The theory of gravity proposed by Albert Einstein nearly a century ago can explain the dance of galaxies around one another just as well as it can model the motion of planets around the sun, according to a new study.
For centuries Isaac Newton's law of universal gravitation worked well enough to explain gravity on Earth. But astronomers eventually saw discrepancies in the way larger objects such as planets interacted.
Einstein's general theory of relativity, published in 1916, proposed that gravity works on large scales because matter warps the fabric of space and time, also known as space-time. (See "Einstein and Beyond" in National Geographic magazine.)
This notion has been used to successfully explain phenomena in our solar system, such as the slight alterations in Mercury's orbit around the sun, which Newton's gravity couldn't account for.
The existence of dark matter and dark energy is based on the assumption that Einstein's gravity is affecting galaxies billions of light-years from Earth in the same way that it affects objects in our solar system.
Based on general relativity, for example, scientists think dark matter exists because some cosmic objects behave as if they have more mass than we can see.
But until now, tests of general relativity on galactic scales have been inconclusive.
Einstein's Gravity and Galaxy Clusters
The team found that the galaxies, located up to 3.5 billion light-years from Earth, are clustered together in precisely the way that general relativity predicts.
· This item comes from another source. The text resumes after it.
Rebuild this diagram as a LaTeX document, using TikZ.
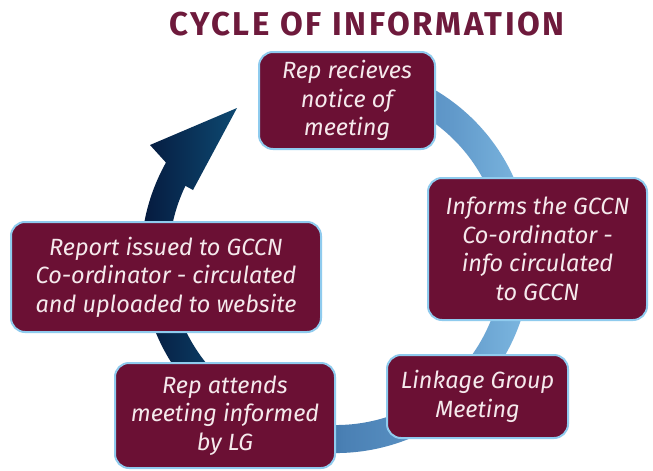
\documentclass[tikz,border=0pt]{standalone}
\usepackage{fontspec}
\setmainfont{Fira Sans}
\definecolor{boxfill}{HTML}{6B1034}
\definecolor{boxedge}{HTML}{8FCBEE}
\definecolor{boxtext}{HTML}{F5E9EC}
\definecolor{titlecol}{HTML}{6E1A3C}
\definecolor{rzero}{HTML}{04163A}
\definecolor{rone}{HTML}{0E4870}
\definecolor{rtwo}{HTML}{4A80B4}
\definecolor{rthree}{HTML}{6199CA}
\definecolor{rfour}{HTML}{86C2E8}
\pgfdeclarehorizontalshading{ringshade}{100bp}{color(0bp)=(rzero); color(25bp)=(rzero); color(37bp)=(rone); color(50bp)=(rtwo); color(63bp)=(rthree); color(75bp)=(rfour); color(100bp)=(rfour)}
\tikzset{
  infobox/.style={draw=boxedge, line width=2pt, fill=boxfill, rounded corners=14pt,
    text=boxtext, align=center, inner sep=0pt,
    font=\fontsize{23.5}{28.5}\selectfont\itshape},
  titletext/.style={font=\fontsize{33}{36}\selectfont\bfseries\addfontfeatures{LetterSpace=8},
    text=titlecol, anchor=base},
}
\begin{document}
\begin{tikzpicture}[x=1pt,y=-1pt]
\useasboundingbox[fill=white] (0,0) rectangle (653,471);
\node[titletext] (title) at (367,35) {CYCLE OF INFORMATION};
% ring with arrow
\path[shading=ringshade]
  ([shift={(255:195)}]336,258) arc[start angle=255, end angle=569.3, radius=195]
  -- (150,145) -- (237,108) -- (193,190)
  -- ([shift={(205.6:167)}]336,258) arc[start angle=565.6, end angle=255, radius=167]
  -- cycle;
% boxes
\node[infobox, minimum width=176pt, minimum height=97pt] (top) at (347,100.5)
  {Rep recieves\\notice of\\meeting};
\node[infobox, minimum width=219pt, minimum height=142pt] (right) at (537.5,249)
  {Informs the GCCN\\Co-ordinator -\\info circulated\\to GCCN};
\node[infobox, minimum width=181pt, minimum height=83pt] (bright) at (477.5,396.5)
  {Linkage Group\\Meeting};
\node[infobox, minimum width=220pt, minimum height=105pt] (bleft) at (225,415.5)
  {Rep attends\\meeting informed\\by LG};
\node[infobox, minimum width=310pt, minimum height=110pt] (left) at (166,277)
  {Report issued to GCCN\\Co-ordinator - circulated\\and uploaded to website};
\end{tikzpicture}
\end{document}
"From the galaxies' positions, we can tell how clustered they are. That gives us information about how gravity acts, because that's what gravity does—it pulls things together," said Reyes, of Princeton University in New Jersey.
By combining measurements of the galaxies' clustering with other properties—such as the galaxies' movements relative to one another and the way they bend each other's light—Reyes's team calculated EG, a quantity physicists use when looking at objects' expected interactions.
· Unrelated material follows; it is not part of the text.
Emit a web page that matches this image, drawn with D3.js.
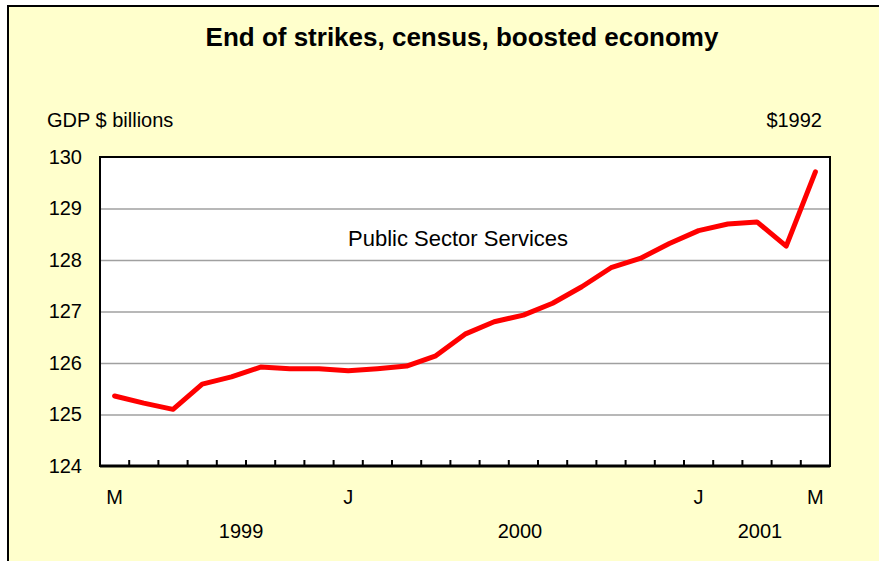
<!DOCTYPE html>
<html>
<head>
<meta charset="utf-8">
<script src="https://cdn.jsdelivr.net/npm/d3@7"></script>
<style>
  body { margin: 0; background: #fff; }
  svg { display: block; font-family: "Liberation Sans", Arial, sans-serif; }
</style>
</head>
<body>
<div id="chart"></div>
<script>
// monthly data, May 1999 to May 2001
const months = ['May 99', 'Jun 99', 'Jul 99', 'Aug 99', 'Sep 99', 'Oct 99', 'Nov 99', 'Dec 99',
  'Jan 00', 'Feb 00', 'Mar 00', 'Apr 00', 'May 00', 'Jun 00', 'Jul 00', 'Aug 00',
  'Sep 00', 'Oct 00', 'Nov 00', 'Dec 00', 'Jan 01', 'Feb 01', 'Mar 01', 'Apr 01', 'May 01'];
const monthLabels = ['M', '', '', '', '', '', '', '', 'J', '', '', '', '', '', '', '',
  '', '', '', '', 'J', '', '', '', 'M'];
const publicServices = [125.36, 125.22, 125.10, 125.59, 125.73, 125.92, 125.89, 125.89,
  125.85, 125.89, 125.94, 126.14, 126.56, 126.80, 126.93, 127.16, 127.48, 127.85,
  128.03, 128.32, 128.57, 128.70, 128.74, 128.27, 129.71];
const yTicks = [124, 125, 126, 127, 128, 129, 130];
const yearLabels = ['1999', '2000', '2001'];
// where each year label sits, in category units along the axis
const yearLabelAt = [4.83, 14.38, 22.6];

const W = 879, H = 561;
const margin = {top: 157, right: 49, bottom: 95, left: 100};
const width = W - margin.left - margin.right;
const height = H - margin.top - margin.bottom;

const svg = d3.select('#chart').append('svg')
  .attr('width', W)
  .attr('height', H);

// chart area background with border
svg.append('rect')
  .attr('x', 8).attr('y', 6)
  .attr('width', W + 20).attr('height', H + 20)
  .attr('fill', '#ffffcc')
  .attr('stroke', '#000')
  .attr('stroke-width', 2);

// title
svg.append('text')
  .attr('x', 462).attr('y', 46)
  .attr('text-anchor', 'middle')
  .attr('font-size', 26)
  .attr('font-weight', 'bold')
  .text('End of strikes, census, boosted economy');

svg.append('text')
  .attr('x', 47).attr('y', 127)
  .attr('font-size', 20)
  .text('GDP $ billions');

svg.append('text')
  .attr('x', 822).attr('y', 127)
  .attr('text-anchor', 'end')
  .attr('font-size', 20)
  .text('$1992');

const g = svg.append('g')
  .attr('transform', 'translate(' + margin.left + ',' + margin.top + ')');

const x = d3.scaleBand().domain(d3.range(months.length)).range([0, width]);
const y = d3.scaleLinear().domain([124, 130]).range([height, 0]);

// plot area
g.append('rect')
  .attr('width', width).attr('height', height)
  .attr('fill', '#fff');

// gridlines
g.append('g')
  .call(d3.axisLeft(y)
    .tickValues(yTicks.slice(1, -1))
    .tickSize(-width)
    .tickFormat(''))
  .call(a => a.select('.domain').remove())
  .selectAll('line')
  .attr('stroke', '#a0a0a0')
  .attr('stroke-width', 1.5);

// y axis labels
g.append('g')
  .call(d3.axisLeft(y).tickValues(yTicks).tickSize(0).tickPadding(18).tickFormat(d3.format('d')))
  .call(a => a.select('.domain').remove())
  .selectAll('text')
  .attr('font-family', '"Liberation Sans", Arial, sans-serif')
  .attr('font-size', 20)
  .attr('fill', '#000');

// plot border
g.append('rect')
  .attr('width', width).attr('height', height)
  .attr('fill', 'none')
  .attr('stroke', '#000')
  .attr('stroke-width', 2);

g.append('line')
  .attr('x1', 0).attr('x2', width)
  .attr('y1', height).attr('y2', height)
  .attr('stroke', '#000')
  .attr('stroke-width', 3);

// inside tick marks between categories
g.append('g')
  .selectAll('line')
  .data(d3.range(1, months.length))
  .enter().append('line')
  .attr('x1', d => x(d)).attr('x2', d => x(d))
  .attr('y1', height).attr('y2', height - 6)
  .attr('stroke', '#000')
  .attr('stroke-width', 2);

// month letters
g.append('g')
  .selectAll('text')
  .data(monthLabels)
  .enter().append('text')
  .attr('x', (d, i) => x(i) + x.bandwidth() / 2)
  .attr('y', height + 38)
  .attr('text-anchor', 'middle')
  .attr('font-size', 20)
  .text(d => d);

// year labels
g.append('g')
  .selectAll('text')
  .data(yearLabels)
  .enter().append('text')
  .attr('x', (d, i) => x.range()[0] + yearLabelAt[i] * x.step())
  .attr('y', height + 72)
  .attr('text-anchor', 'middle')
  .attr('font-size', 20)
  .text(d => d);

// series line
const line = d3.line()
  .x((d, i) => x(i) + x.bandwidth() / 2)
  .y(d => y(d));

g.append('path')
  .datum(publicServices)
  .attr('d', line)
  .attr('fill', 'none')
  .attr('stroke', '#ff0000')
  .attr('stroke-width', 5)
  .attr('stroke-linejoin', 'round')
  .attr('stroke-linecap', 'round');

g.append('text')
  .attr('x', 248).attr('y', 89)
  .attr('font-size', 22)
  .text('Public Sector Services');
</script>
</body>
</html>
General relativity predicts that EG should be around 0.4. The value of EG measured in the study was 0.39.
Still Greater Distances to Probe
The new findings validate the current popular model of cosmology, said David Spergel, a theoretical astrophysicist also at Princeton.
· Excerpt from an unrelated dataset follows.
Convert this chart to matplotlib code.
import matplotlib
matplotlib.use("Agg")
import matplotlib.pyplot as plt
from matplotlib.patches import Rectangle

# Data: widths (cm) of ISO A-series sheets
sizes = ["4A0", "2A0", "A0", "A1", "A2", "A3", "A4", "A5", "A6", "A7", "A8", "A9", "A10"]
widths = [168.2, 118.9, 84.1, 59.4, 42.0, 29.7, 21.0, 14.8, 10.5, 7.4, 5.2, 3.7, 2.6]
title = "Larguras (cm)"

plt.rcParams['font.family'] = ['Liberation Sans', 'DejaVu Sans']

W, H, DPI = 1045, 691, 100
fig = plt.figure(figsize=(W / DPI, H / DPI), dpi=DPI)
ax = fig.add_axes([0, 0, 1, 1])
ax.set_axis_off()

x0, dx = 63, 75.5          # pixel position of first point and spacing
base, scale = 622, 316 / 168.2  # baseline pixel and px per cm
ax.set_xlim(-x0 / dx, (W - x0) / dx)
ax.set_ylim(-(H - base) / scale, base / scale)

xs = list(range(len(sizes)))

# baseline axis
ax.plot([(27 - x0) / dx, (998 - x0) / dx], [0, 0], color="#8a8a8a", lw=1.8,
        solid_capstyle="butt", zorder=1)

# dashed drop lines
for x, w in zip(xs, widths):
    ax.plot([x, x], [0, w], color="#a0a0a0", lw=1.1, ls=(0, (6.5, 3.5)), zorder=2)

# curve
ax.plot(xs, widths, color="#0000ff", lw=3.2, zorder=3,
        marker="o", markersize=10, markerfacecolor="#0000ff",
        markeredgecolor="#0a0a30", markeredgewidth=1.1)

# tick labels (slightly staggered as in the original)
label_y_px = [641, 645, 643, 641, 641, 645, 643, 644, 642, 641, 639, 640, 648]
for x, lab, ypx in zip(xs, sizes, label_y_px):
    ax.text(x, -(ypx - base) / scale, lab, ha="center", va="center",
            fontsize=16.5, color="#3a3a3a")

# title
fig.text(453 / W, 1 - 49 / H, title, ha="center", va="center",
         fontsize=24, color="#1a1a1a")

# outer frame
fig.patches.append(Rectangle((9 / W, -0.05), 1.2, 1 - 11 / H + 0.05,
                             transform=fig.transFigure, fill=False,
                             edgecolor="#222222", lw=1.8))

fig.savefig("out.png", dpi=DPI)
"It looks like things are okay," Spergel said. "It would have been more exciting if they saw deviations [from general relativity], but their results are important as well."
The study authors also note that their work casts serious doubt on some alternative theories of gravity, such as tensor-vector-scalar gravity, or TeVeS, which attempts to explain how gravity might work differently on large cosmic scales.
TeVeS predicts that EG should be around 0.22—much lower than the observed value.
It's still possible, however, that TeVeS takes over at even larger distances not yet explored.
"There's always a possibility that things are breaking down where you haven't probed yet," Spergel said.
Future space missions, such as NASA's Joint Dark Energy Mission and the European Space Agency's Euclid mission, will be required to test general relativity across these larger distances, the scientists say.